◆ **EXERCISE AIM**
Write out every line of the material as it stands, apart from the pictures.

[Plotting code records]
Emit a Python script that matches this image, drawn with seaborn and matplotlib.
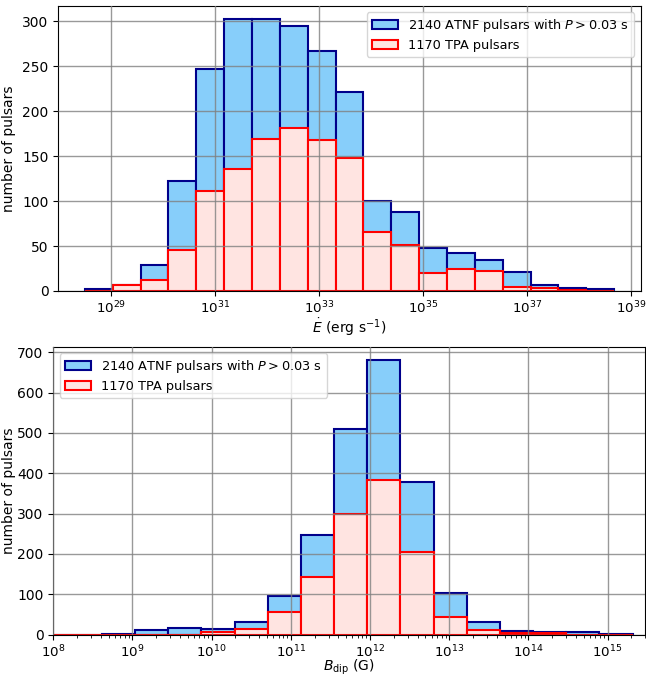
import numpy as np
import pandas as pd
import matplotlib
matplotlib.use("Agg")
import matplotlib.pyplot as plt
from matplotlib.patches import Patch
from matplotlib.ticker import NullLocator
import seaborn as sns

# Spin-down luminosity histogram: log10 bin edges and counts per bin
edot_log_edges = np.linspace(28.49, 38.68, 20)
edot_atnf = [2, 7, 29, 122, 247, 302, 302, 295, 267, 221, 100, 88, 48, 42, 35, 21, 7, 3, 2]
edot_tpa = [0, 7, 12, 46, 111, 136, 169, 181, 168, 148, 66, 51, 20, 24, 22, 5, 3, 1, 0]

# Dipole magnetic field histogram: log10 bin edges and counts per bin
bdip_log_edges = np.linspace(7.775, 15.317, 19)
bdip_atnf = [0, 0, 2, 11, 15, 13, 31, 95, 248, 510, 680, 379, 104, 30, 8, 7, 6, 1]
bdip_tpa = [0, 0, 0, 0, 0, 6, 14, 56, 143, 300, 384, 205, 43, 12, 4, 3, 0, 0]

edot_ticks = [29, 31, 33, 35, 37, 39]
bdip_ticks = [8, 9, 10, 11, 12, 13, 14, 15]

label_atnf = r"2140 ATNF pulsars with $P > 0.03$ s"
label_tpa = "1170 TPA pulsars"

blue_face, blue_edge = "#87cefa", "#00008b"
red_face, red_edge = "#ffe4e1", "#ff0000"

W, H = 646, 675
fig = plt.figure(figsize=(W / 100, H / 100), dpi=100)
ax1 = fig.add_axes([58.3 / W, 1 - 291 / H, (640.7 - 58.3) / W, (291 - 5.7) / H])
ax2 = fig.add_axes([53.3 / W, 1 - 634.5 / H, (645.3 - 53.3) / W, (634.5 - 346.7) / H])


def draw_pair(ax, log_edges, atnf, tpa):
    centers = 10 ** (0.5 * (log_edges[:-1] + log_edges[1:]))
    df = pd.DataFrame({"x": centers, "atnf": atnf, "tpa": tpa})
    for col, fc, ec in [("atnf", blue_face, blue_edge), ("tpa", red_face, red_edge)]:
        sns.histplot(data=df, x="x", weights=col, bins=list(log_edges), log_scale=True,
                     ax=ax, color=fc, edgecolor=ec, linewidth=1.5, alpha=1.0,
                     element="bars", fill=True)
    ax.set_axisbelow(False)
    ax.grid(True, which="major", color="gray", alpha=0.8, linewidth=1.0)
    ax.tick_params(axis="x", which="major", labelsize=9.6, pad=3)
    ax.tick_params(axis="y", labelsize=10)
    ax.set_ylabel("number of pulsars", fontsize=10)
    # put the y label at the same figure x position in both panels
    left = ax.get_position().x0 * W
    width = ax.get_position().width * W
    ax.yaxis.set_label_coords((16 - left) / width, 0.5)


draw_pair(ax1, edot_log_edges, edot_atnf, edot_tpa)
ax1.set_xlim(10 ** 27.98, 10 ** 39.19)
ax1.set_xticks([10.0 ** t for t in edot_ticks])
ax1.xaxis.set_minor_locator(NullLocator())
ax1.set_xlabel(r"$\dot{E}$ (erg s$^{-1}$)", fontsize=10, labelpad=0)

draw_pair(ax2, bdip_log_edges, bdip_atnf, bdip_tpa)
ax2.set_xlim(1e8, 3e15)
ax2.set_xticks([10.0 ** t for t in bdip_ticks])
ax2.set_xlabel(r"$B_{\rm dip}$ (G)", fontsize=10, labelpad=-1.8)

handles = [Patch(facecolor=blue_face, edgecolor=blue_edge, linewidth=1.5, label=label_atnf),
           Patch(facecolor=red_face, edgecolor=red_edge, linewidth=1.5, label=label_tpa)]
ax1.legend(handles=handles, loc="upper right", fontsize=9.3, labelspacing=0.35)
ax2.legend(handles=handles, loc="upper left", fontsize=9.3, labelspacing=0.35)

fig.savefig("out.png", dpi=100)
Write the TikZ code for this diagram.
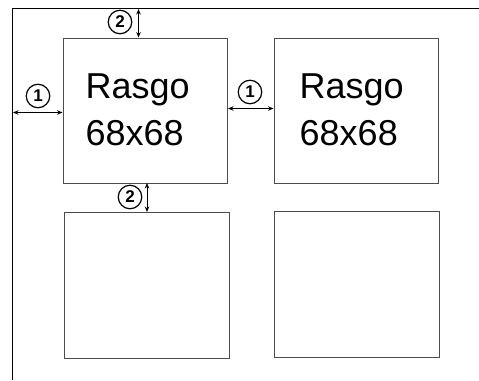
\documentclass[tikz,border=0pt]{standalone}
\usepackage{fontspec}
\setmainfont{Liberation Sans}
\usetikzlibrary{arrows.meta}
\begin{document}
\begin{tikzpicture}[x=1pt,y=-1pt,
  tile/.style={draw=black!70,line width=1.4pt,fill=white},
  frameline/.style={draw=black,line width=1.3pt},
  dim/.style={draw=black,line width=0.8pt,{Stealth[length=5.5pt,width=4.5pt]}-{Stealth[length=5.5pt,width=4.5pt]}},
  num/.style={circle,draw=black,line width=1.2pt,minimum size=23.5pt,inner sep=0pt,font=\fontsize{17}{17}\selectfont\bfseries},
  lbl/.style={anchor=north west,align=left,inner sep=0pt,font=\fontsize{36}{46.5}\selectfont}]
\useasboundingbox (0,0) rectangle (479,380);
\fill[white] (0,0) rectangle (479,380);
% frame
\coordinate (ftl) at (12.5,8.5);
\coordinate (ftr) at (479,8.5);
\coordinate (fbl) at (12.5,380);
\draw[frameline] (ftr) -- (ftl) -- (fbl);
% tiles
\node[tile,minimum width=164pt,minimum height=145.5pt,inner sep=0pt,anchor=north west] (b1) at (63,37.5) {};
\node[tile,minimum width=164pt,minimum height=145pt,inner sep=0pt,anchor=north west] (b2) at (274,38) {};
\node[tile,minimum width=165pt,minimum height=145.5pt,inner sep=0pt,anchor=north west] (b3) at (64,212) {};
\node[tile,minimum width=165pt,minimum height=145.5pt,inner sep=0pt,anchor=north west] (b4) at (274,211) {};
% labels
\node[lbl] (t1) at (85.5,74) {Rasgo\\68x68};
\node[lbl] (t2) at (299.5,74) {Rasgo\\68x68};
% dimension arrows
\coordinate (a1s) at (13,112.5);
\coordinate (a1e) at (62.5,112.5);
\draw[dim] (a1s) -- (a1e);
\coordinate (a2s) at (228,108.5);
\coordinate (a2e) at (273.5,108.5);
\draw[dim] (a2s) -- (a2e);
\coordinate (a3s) at (138.5,9);
\coordinate (a3e) at (138.5,37.5);
\draw[dim] (a3s) -- (a3e);
\coordinate (a4s) at (147,183);
\coordinate (a4e) at (147,212);
\draw[dim] (a4s) -- (a4e);
% numbered circles
\node[num] (n1) at (38,96) {1};
\node[num] (n2) at (250,92) {1};
\node[num] (n3) at (120,22) {2};
\node[num] (n4) at (130,197) {2};
\end{tikzpicture}
\end{document}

◆ **RESPONSE BELOW**
Emit a Python script that matches this image, drawn with seaborn and matplotlib.
import numpy as np
import pandas as pd
import matplotlib
matplotlib.use("Agg")
import matplotlib.pyplot as plt
from matplotlib.patches import Patch
from matplotlib.ticker import NullLocator
import seaborn as sns

# Spin-down luminosity histogram: log10 bin edges and counts per bin
edot_log_edges = np.linspace(28.49, 38.68, 20)
edot_atnf = [2, 7, 29, 122, 247, 302, 302, 295, 267, 221, 100, 88, 48, 42, 35, 21, 7, 3, 2]
edot_tpa = [0, 7, 12, 46, 111, 136, 169, 181, 168, 148, 66, 51, 20, 24, 22, 5, 3, 1, 0]

# Dipole magnetic field histogram: log10 bin edges and counts per bin
bdip_log_edges = np.linspace(7.775, 15.317, 19)
bdip_atnf = [0, 0, 2, 11, 15, 13, 31, 95, 248, 510, 680, 379, 104, 30, 8, 7, 6, 1]
bdip_tpa = [0, 0, 0, 0, 0, 6, 14, 56, 143, 300, 384, 205, 43, 12, 4, 3, 0, 0]

edot_ticks = [29, 31, 33, 35, 37, 39]
bdip_ticks = [8, 9, 10, 11, 12, 13, 14, 15]

label_atnf = r"2140 ATNF pulsars with $P > 0.03$ s"
label_tpa = "1170 TPA pulsars"

blue_face, blue_edge = "#87cefa", "#00008b"
red_face, red_edge = "#ffe4e1", "#ff0000"

W, H = 646, 675
fig = plt.figure(figsize=(W / 100, H / 100), dpi=100)
ax1 = fig.add_axes([58.3 / W, 1 - 291 / H, (640.7 - 58.3) / W, (291 - 5.7) / H])
ax2 = fig.add_axes([53.3 / W, 1 - 634.5 / H, (645.3 - 53.3) / W, (634.5 - 346.7) / H])


def draw_pair(ax, log_edges, atnf, tpa):
    centers = 10 ** (0.5 * (log_edges[:-1] + log_edges[1:]))
    df = pd.DataFrame({"x": centers, "atnf": atnf, "tpa": tpa})
    for col, fc, ec in [("atnf", blue_face, blue_edge), ("tpa", red_face, red_edge)]:
        sns.histplot(data=df, x="x", weights=col, bins=list(log_edges), log_scale=True,
                     ax=ax, color=fc, edgecolor=ec, linewidth=1.5, alpha=1.0,
                     element="bars", fill=True)
    ax.set_axisbelow(False)
    ax.grid(True, which="major", color="gray", alpha=0.8, linewidth=1.0)
    ax.tick_params(axis="x", which="major", labelsize=9.6, pad=3)
    ax.tick_params(axis="y", labelsize=10)
    ax.set_ylabel("number of pulsars", fontsize=10)
    # put the y label at the same figure x position in both panels
    left = ax.get_position().x0 * W
    width = ax.get_position().width * W
    ax.yaxis.set_label_coords((16 - left) / width, 0.5)


draw_pair(ax1, edot_log_edges, edot_atnf, edot_tpa)
ax1.set_xlim(10 ** 27.98, 10 ** 39.19)
ax1.set_xticks([10.0 ** t for t in edot_ticks])
ax1.xaxis.set_minor_locator(NullLocator())
ax1.set_xlabel(r"$\dot{E}$ (erg s$^{-1}$)", fontsize=10, labelpad=0)

draw_pair(ax2, bdip_log_edges, bdip_atnf, bdip_tpa)
ax2.set_xlim(1e8, 3e15)
ax2.set_xticks([10.0 ** t for t in bdip_ticks])
ax2.set_xlabel(r"$B_{\rm dip}$ (G)", fontsize=10, labelpad=-1.8)

handles = [Patch(facecolor=blue_face, edgecolor=blue_edge, linewidth=1.5, label=label_atnf),
           Patch(facecolor=red_face, edgecolor=red_edge, linewidth=1.5, label=label_tpa)]
ax1.legend(handles=handles, loc="upper right", fontsize=9.3, labelspacing=0.35)
ax2.legend(handles=handles, loc="upper left", fontsize=9.3, labelspacing=0.35)

fig.savefig("out.png", dpi=100)
Write the TikZ code for this diagram.
\documentclass[tikz,border=0pt]{standalone}
\usepackage{fontspec}
\setmainfont{Liberation Sans}
\usetikzlibrary{arrows.meta}
\begin{document}
\begin{tikzpicture}[x=1pt,y=-1pt,
  tile/.style={draw=black!70,line width=1.4pt,fill=white},
  frameline/.style={draw=black,line width=1.3pt},
  dim/.style={draw=black,line width=0.8pt,{Stealth[length=5.5pt,width=4.5pt]}-{Stealth[length=5.5pt,width=4.5pt]}},
  num/.style={circle,draw=black,line width=1.2pt,minimum size=23.5pt,inner sep=0pt,font=\fontsize{17}{17}\selectfont\bfseries},
  lbl/.style={anchor=north west,align=left,inner sep=0pt,font=\fontsize{36}{46.5}\selectfont}]
\useasboundingbox (0,0) rectangle (479,380);
\fill[white] (0,0) rectangle (479,380);
% frame
\coordinate (ftl) at (12.5,8.5);
\coordinate (ftr) at (479,8.5);
\coordinate (fbl) at (12.5,380);
\draw[frameline] (ftr) -- (ftl) -- (fbl);
% tiles
\node[tile,minimum width=164pt,minimum height=145.5pt,inner sep=0pt,anchor=north west] (b1) at (63,37.5) {};
\node[tile,minimum width=164pt,minimum height=145pt,inner sep=0pt,anchor=north west] (b2) at (274,38) {};
\node[tile,minimum width=165pt,minimum height=145.5pt,inner sep=0pt,anchor=north west] (b3) at (64,212) {};
\node[tile,minimum width=165pt,minimum height=145.5pt,inner sep=0pt,anchor=north west] (b4) at (274,211) {};
% labels
\node[lbl] (t1) at (85.5,74) {Rasgo\\68x68};
\node[lbl] (t2) at (299.5,74) {Rasgo\\68x68};
% dimension arrows
\coordinate (a1s) at (13,112.5);
\coordinate (a1e) at (62.5,112.5);
\draw[dim] (a1s) -- (a1e);
\coordinate (a2s) at (228,108.5);
\coordinate (a2e) at (273.5,108.5);
\draw[dim] (a2s) -- (a2e);
\coordinate (a3s) at (138.5,9);
\coordinate (a3e) at (138.5,37.5);
\draw[dim] (a3s) -- (a3e);
\coordinate (a4s) at (147,183);
\coordinate (a4e) at (147,212);
\draw[dim] (a4s) -- (a4e);
% numbered circles
\node[num] (n1) at (38,96) {1};
\node[num] (n2) at (250,92) {1};
\node[num] (n3) at (120,22) {2};
\node[num] (n4) at (130,197) {2};
\end{tikzpicture}
\end{document}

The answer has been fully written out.